June 22, 2007 marked a day that the Action Sports world will remember for a lifetime, a day that forever changed the life of professional BMX rider and three-time U.S. Gold Medalist, Stephen Murray. During competition in the BMX Dirt Finals at the Dew Actions Sports Tour in Baltimore (MD), while in the midst of doing a double back flip, Murray had what has been described as one of the worst crashes ever seen in BMX competition. In that catastrophic tragedy, the incredibly talented 27 year-old athlete suffered career ending injuries to his spinal cord, which left him paralyzed below the shoulders.

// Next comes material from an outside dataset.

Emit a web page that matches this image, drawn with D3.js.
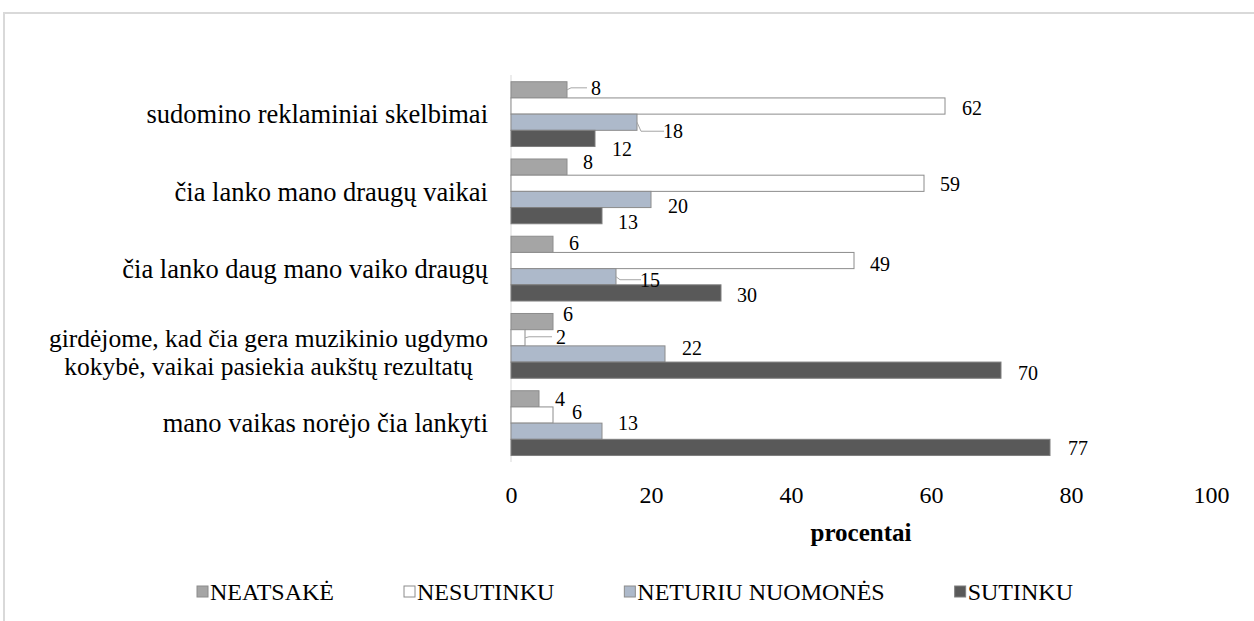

Almost four years later, Murray’s life has changed drastically. Fully paralyzed, Stephen now lives a different reality, but he has come to view it as a platform to help others. He continues to embrace each day and in his own words, “stay strong.” In the documentary, Murray describes the accident he endured, the changes to his life as a result of it and what enables him to continue fighting. And in true Stephen Murray fashion, his strength and perseverance continues to inspire. Stay strong.
Through his Stay Strong Foundation and courageous determination, Stephen surprisingly has found a powerful way to pass the bucket.
This piece includes a number of high-resolution color photographs, as well as the remarkable documentary short film.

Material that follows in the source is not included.